_YOUR INSTRUCTIONS_. Your task is to write out the complete listing exactly as it is shown.

_GIVEN MATERIAL_.
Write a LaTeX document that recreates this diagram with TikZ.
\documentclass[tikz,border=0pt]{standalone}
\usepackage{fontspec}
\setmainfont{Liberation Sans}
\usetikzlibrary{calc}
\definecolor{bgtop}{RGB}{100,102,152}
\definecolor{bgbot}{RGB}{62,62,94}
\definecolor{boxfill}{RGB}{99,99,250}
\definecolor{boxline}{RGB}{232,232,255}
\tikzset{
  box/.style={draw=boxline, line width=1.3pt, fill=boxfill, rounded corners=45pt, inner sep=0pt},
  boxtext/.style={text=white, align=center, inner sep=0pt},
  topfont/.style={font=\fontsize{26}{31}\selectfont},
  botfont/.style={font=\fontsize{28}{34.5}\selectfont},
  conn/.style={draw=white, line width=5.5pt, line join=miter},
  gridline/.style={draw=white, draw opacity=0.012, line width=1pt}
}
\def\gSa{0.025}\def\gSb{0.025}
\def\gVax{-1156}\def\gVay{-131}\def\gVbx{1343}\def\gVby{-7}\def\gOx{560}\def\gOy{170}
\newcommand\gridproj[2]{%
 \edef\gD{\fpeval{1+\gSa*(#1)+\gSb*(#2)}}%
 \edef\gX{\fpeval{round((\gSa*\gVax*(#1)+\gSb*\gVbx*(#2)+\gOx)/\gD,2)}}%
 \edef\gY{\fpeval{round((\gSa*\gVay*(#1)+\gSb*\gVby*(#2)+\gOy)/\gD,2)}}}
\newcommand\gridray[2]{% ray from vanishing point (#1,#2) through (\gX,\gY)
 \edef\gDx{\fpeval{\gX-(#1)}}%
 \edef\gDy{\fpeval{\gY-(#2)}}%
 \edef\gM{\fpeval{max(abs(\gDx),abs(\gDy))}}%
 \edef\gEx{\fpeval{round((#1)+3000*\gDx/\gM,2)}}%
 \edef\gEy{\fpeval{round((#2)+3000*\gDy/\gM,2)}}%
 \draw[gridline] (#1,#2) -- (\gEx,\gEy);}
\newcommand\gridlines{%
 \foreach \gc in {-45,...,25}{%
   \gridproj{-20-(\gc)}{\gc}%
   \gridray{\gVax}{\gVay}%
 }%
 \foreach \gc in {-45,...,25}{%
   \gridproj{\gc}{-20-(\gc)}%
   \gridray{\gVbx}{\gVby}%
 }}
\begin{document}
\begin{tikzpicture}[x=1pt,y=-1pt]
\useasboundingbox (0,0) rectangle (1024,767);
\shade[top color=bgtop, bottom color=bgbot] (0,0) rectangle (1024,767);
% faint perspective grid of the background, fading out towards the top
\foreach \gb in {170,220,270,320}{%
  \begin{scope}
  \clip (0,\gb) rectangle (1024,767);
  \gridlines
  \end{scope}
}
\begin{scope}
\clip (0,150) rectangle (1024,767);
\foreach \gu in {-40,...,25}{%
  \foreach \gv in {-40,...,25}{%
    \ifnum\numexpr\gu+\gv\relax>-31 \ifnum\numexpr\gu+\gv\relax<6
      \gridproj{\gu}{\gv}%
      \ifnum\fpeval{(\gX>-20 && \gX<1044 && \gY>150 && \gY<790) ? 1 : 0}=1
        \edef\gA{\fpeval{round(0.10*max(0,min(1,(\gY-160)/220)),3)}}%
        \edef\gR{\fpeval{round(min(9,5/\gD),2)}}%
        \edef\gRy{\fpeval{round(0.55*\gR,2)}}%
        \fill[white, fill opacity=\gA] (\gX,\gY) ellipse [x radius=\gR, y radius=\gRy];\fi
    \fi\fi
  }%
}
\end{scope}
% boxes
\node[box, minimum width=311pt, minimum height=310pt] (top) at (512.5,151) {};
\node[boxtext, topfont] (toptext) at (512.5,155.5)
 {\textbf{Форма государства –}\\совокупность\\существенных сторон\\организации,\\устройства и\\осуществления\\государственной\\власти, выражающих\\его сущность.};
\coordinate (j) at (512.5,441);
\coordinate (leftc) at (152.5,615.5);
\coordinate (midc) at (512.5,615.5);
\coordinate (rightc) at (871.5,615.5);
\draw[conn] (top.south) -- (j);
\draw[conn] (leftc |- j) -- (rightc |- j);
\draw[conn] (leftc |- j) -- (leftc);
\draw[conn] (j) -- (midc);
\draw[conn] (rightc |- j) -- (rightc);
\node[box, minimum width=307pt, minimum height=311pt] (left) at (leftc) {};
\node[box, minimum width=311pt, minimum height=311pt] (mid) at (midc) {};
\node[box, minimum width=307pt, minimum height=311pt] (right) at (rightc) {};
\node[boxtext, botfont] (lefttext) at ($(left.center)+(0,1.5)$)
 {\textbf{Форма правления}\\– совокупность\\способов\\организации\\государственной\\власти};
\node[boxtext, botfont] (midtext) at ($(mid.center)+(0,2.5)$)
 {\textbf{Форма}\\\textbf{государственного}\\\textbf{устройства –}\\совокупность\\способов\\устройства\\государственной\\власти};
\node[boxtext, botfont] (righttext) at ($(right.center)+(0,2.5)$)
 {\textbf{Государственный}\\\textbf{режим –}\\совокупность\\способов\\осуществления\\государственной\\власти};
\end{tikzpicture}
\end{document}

_RESULT OF THIS TASK_.
Write a LaTeX document that recreates this diagram with TikZ.
\documentclass[tikz,border=0pt]{standalone}
\usepackage{fontspec}
\setmainfont{Liberation Sans}
\usetikzlibrary{calc}
\definecolor{bgtop}{RGB}{100,102,152}
\definecolor{bgbot}{RGB}{62,62,94}
\definecolor{boxfill}{RGB}{99,99,250}
\definecolor{boxline}{RGB}{232,232,255}
\tikzset{
  box/.style={draw=boxline, line width=1.3pt, fill=boxfill, rounded corners=45pt, inner sep=0pt},
  boxtext/.style={text=white, align=center, inner sep=0pt},
  topfont/.style={font=\fontsize{26}{31}\selectfont},
  botfont/.style={font=\fontsize{28}{34.5}\selectfont},
  conn/.style={draw=white, line width=5.5pt, line join=miter},
  gridline/.style={draw=white, draw opacity=0.012, line width=1pt}
}
\def\gSa{0.025}\def\gSb{0.025}
\def\gVax{-1156}\def\gVay{-131}\def\gVbx{1343}\def\gVby{-7}\def\gOx{560}\def\gOy{170}
\newcommand\gridproj[2]{%
 \edef\gD{\fpeval{1+\gSa*(#1)+\gSb*(#2)}}%
 \edef\gX{\fpeval{round((\gSa*\gVax*(#1)+\gSb*\gVbx*(#2)+\gOx)/\gD,2)}}%
 \edef\gY{\fpeval{round((\gSa*\gVay*(#1)+\gSb*\gVby*(#2)+\gOy)/\gD,2)}}}
\newcommand\gridray[2]{% ray from vanishing point (#1,#2) through (\gX,\gY)
 \edef\gDx{\fpeval{\gX-(#1)}}%
 \edef\gDy{\fpeval{\gY-(#2)}}%
 \edef\gM{\fpeval{max(abs(\gDx),abs(\gDy))}}%
 \edef\gEx{\fpeval{round((#1)+3000*\gDx/\gM,2)}}%
 \edef\gEy{\fpeval{round((#2)+3000*\gDy/\gM,2)}}%
 \draw[gridline] (#1,#2) -- (\gEx,\gEy);}
\newcommand\gridlines{%
 \foreach \gc in {-45,...,25}{%
   \gridproj{-20-(\gc)}{\gc}%
   \gridray{\gVax}{\gVay}%
 }%
 \foreach \gc in {-45,...,25}{%
   \gridproj{\gc}{-20-(\gc)}%
   \gridray{\gVbx}{\gVby}%
 }}
\begin{document}
\begin{tikzpicture}[x=1pt,y=-1pt]
\useasboundingbox (0,0) rectangle (1024,767);
\shade[top color=bgtop, bottom color=bgbot] (0,0) rectangle (1024,767);
% faint perspective grid of the background, fading out towards the top
\foreach \gb in {170,220,270,320}{%
  \begin{scope}
  \clip (0,\gb) rectangle (1024,767);
  \gridlines
  \end{scope}
}
\begin{scope}
\clip (0,150) rectangle (1024,767);
\foreach \gu in {-40,...,25}{%
  \foreach \gv in {-40,...,25}{%
    \ifnum\numexpr\gu+\gv\relax>-31 \ifnum\numexpr\gu+\gv\relax<6
      \gridproj{\gu}{\gv}%
      \ifnum\fpeval{(\gX>-20 && \gX<1044 && \gY>150 && \gY<790) ? 1 : 0}=1
        \edef\gA{\fpeval{round(0.10*max(0,min(1,(\gY-160)/220)),3)}}%
        \edef\gR{\fpeval{round(min(9,5/\gD),2)}}%
        \edef\gRy{\fpeval{round(0.55*\gR,2)}}%
        \fill[white, fill opacity=\gA] (\gX,\gY) ellipse [x radius=\gR, y radius=\gRy];\fi
    \fi\fi
  }%
}
\end{scope}
% boxes
\node[box, minimum width=311pt, minimum height=310pt] (top) at (512.5,151) {};
\node[boxtext, topfont] (toptext) at (512.5,155.5)
 {\textbf{Форма государства –}\\совокупность\\существенных сторон\\организации,\\устройства и\\осуществления\\государственной\\власти, выражающих\\его сущность.};
\coordinate (j) at (512.5,441);
\coordinate (leftc) at (152.5,615.5);
\coordinate (midc) at (512.5,615.5);
\coordinate (rightc) at (871.5,615.5);
\draw[conn] (top.south) -- (j);
\draw[conn] (leftc |- j) -- (rightc |- j);
\draw[conn] (leftc |- j) -- (leftc);
\draw[conn] (j) -- (midc);
\draw[conn] (rightc |- j) -- (rightc);
\node[box, minimum width=307pt, minimum height=311pt] (left) at (leftc) {};
\node[box, minimum width=311pt, minimum height=311pt] (mid) at (midc) {};
\node[box, minimum width=307pt, minimum height=311pt] (right) at (rightc) {};
\node[boxtext, botfont] (lefttext) at ($(left.center)+(0,1.5)$)
 {\textbf{Форма правления}\\– совокупность\\способов\\организации\\государственной\\власти};
\node[boxtext, botfont] (midtext) at ($(mid.center)+(0,2.5)$)
 {\textbf{Форма}\\\textbf{государственного}\\\textbf{устройства –}\\совокупность\\способов\\устройства\\государственной\\власти};
\node[boxtext, botfont] (righttext) at ($(right.center)+(0,2.5)$)
 {\textbf{Государственный}\\\textbf{режим –}\\совокупность\\способов\\осуществления\\государственной\\власти};
\end{tikzpicture}
\end{document}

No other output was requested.